◆ TASK TO CARRY OUT:
Would you write out the listing verbatim and skip every picture in it?

◆ MATERIAL PROVIDED:
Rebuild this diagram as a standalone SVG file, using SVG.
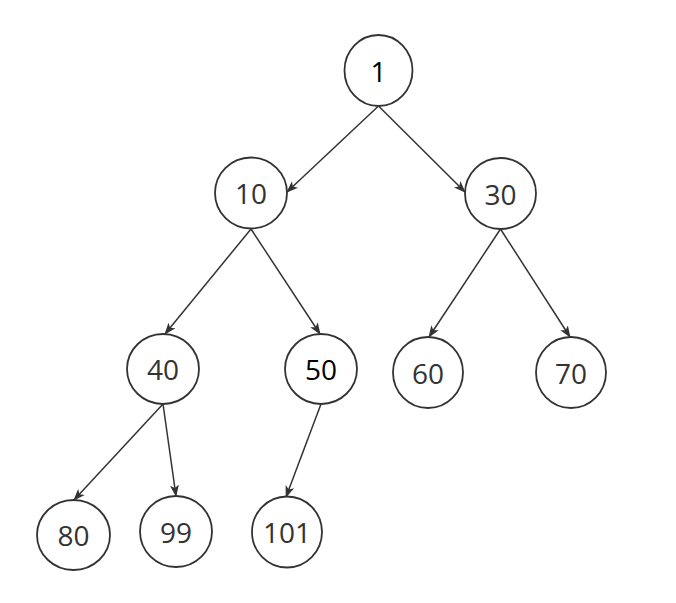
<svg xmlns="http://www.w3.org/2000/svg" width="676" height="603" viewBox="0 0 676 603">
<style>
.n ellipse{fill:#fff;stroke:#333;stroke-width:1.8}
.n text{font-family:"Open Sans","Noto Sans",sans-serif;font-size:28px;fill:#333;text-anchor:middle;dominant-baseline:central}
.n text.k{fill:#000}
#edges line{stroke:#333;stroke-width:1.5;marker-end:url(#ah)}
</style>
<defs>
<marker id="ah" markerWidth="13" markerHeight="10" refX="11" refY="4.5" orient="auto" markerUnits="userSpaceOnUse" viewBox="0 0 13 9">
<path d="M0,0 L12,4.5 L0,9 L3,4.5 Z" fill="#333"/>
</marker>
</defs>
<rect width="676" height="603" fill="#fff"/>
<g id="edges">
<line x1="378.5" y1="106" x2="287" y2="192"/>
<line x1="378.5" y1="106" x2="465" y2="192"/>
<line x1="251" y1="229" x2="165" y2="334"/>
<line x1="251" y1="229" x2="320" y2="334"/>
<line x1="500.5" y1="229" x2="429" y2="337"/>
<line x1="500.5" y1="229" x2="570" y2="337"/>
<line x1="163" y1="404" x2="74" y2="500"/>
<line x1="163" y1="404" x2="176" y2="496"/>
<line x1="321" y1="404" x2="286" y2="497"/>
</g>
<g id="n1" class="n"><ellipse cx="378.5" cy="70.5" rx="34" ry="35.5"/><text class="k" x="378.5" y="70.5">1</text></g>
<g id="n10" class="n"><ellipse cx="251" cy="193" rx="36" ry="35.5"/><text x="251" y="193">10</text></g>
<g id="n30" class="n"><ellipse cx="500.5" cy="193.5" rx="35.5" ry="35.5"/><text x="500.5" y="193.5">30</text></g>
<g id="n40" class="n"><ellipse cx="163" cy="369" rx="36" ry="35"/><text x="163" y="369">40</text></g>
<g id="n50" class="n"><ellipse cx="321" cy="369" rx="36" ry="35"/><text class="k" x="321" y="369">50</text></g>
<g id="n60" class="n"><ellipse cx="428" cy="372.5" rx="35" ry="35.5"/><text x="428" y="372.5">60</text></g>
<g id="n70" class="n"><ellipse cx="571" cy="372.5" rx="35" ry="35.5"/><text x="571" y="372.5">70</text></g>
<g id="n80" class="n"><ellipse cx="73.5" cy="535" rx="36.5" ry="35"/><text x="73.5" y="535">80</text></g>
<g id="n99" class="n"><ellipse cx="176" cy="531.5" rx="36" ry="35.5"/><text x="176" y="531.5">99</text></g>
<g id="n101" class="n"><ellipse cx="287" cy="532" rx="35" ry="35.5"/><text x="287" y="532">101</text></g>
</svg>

◆ RESULT:
Rebuild this diagram as a standalone SVG file, using SVG.
<svg xmlns="http://www.w3.org/2000/svg" width="676" height="603" viewBox="0 0 676 603">
<style>
.n ellipse{fill:#fff;stroke:#333;stroke-width:1.8}
.n text{font-family:"Open Sans","Noto Sans",sans-serif;font-size:28px;fill:#333;text-anchor:middle;dominant-baseline:central}
.n text.k{fill:#000}
#edges line{stroke:#333;stroke-width:1.5;marker-end:url(#ah)}
</style>
<defs>
<marker id="ah" markerWidth="13" markerHeight="10" refX="11" refY="4.5" orient="auto" markerUnits="userSpaceOnUse" viewBox="0 0 13 9">
<path d="M0,0 L12,4.5 L0,9 L3,4.5 Z" fill="#333"/>
</marker>
</defs>
<rect width="676" height="603" fill="#fff"/>
<g id="edges">
<line x1="378.5" y1="106" x2="287" y2="192"/>
<line x1="378.5" y1="106" x2="465" y2="192"/>
<line x1="251" y1="229" x2="165" y2="334"/>
<line x1="251" y1="229" x2="320" y2="334"/>
<line x1="500.5" y1="229" x2="429" y2="337"/>
<line x1="500.5" y1="229" x2="570" y2="337"/>
<line x1="163" y1="404" x2="74" y2="500"/>
<line x1="163" y1="404" x2="176" y2="496"/>
<line x1="321" y1="404" x2="286" y2="497"/>
</g>
<g id="n1" class="n"><ellipse cx="378.5" cy="70.5" rx="34" ry="35.5"/><text class="k" x="378.5" y="70.5">1</text></g>
<g id="n10" class="n"><ellipse cx="251" cy="193" rx="36" ry="35.5"/><text x="251" y="193">10</text></g>
<g id="n30" class="n"><ellipse cx="500.5" cy="193.5" rx="35.5" ry="35.5"/><text x="500.5" y="193.5">30</text></g>
<g id="n40" class="n"><ellipse cx="163" cy="369" rx="36" ry="35"/><text x="163" y="369">40</text></g>
<g id="n50" class="n"><ellipse cx="321" cy="369" rx="36" ry="35"/><text class="k" x="321" y="369">50</text></g>
<g id="n60" class="n"><ellipse cx="428" cy="372.5" rx="35" ry="35.5"/><text x="428" y="372.5">60</text></g>
<g id="n70" class="n"><ellipse cx="571" cy="372.5" rx="35" ry="35.5"/><text x="571" y="372.5">70</text></g>
<g id="n80" class="n"><ellipse cx="73.5" cy="535" rx="36.5" ry="35"/><text x="73.5" y="535">80</text></g>
<g id="n99" class="n"><ellipse cx="176" cy="531.5" rx="36" ry="35.5"/><text x="176" y="531.5">99</text></g>
<g id="n101" class="n"><ellipse cx="287" cy="532" rx="35" ry="35.5"/><text x="287" y="532">101</text></g>
</svg>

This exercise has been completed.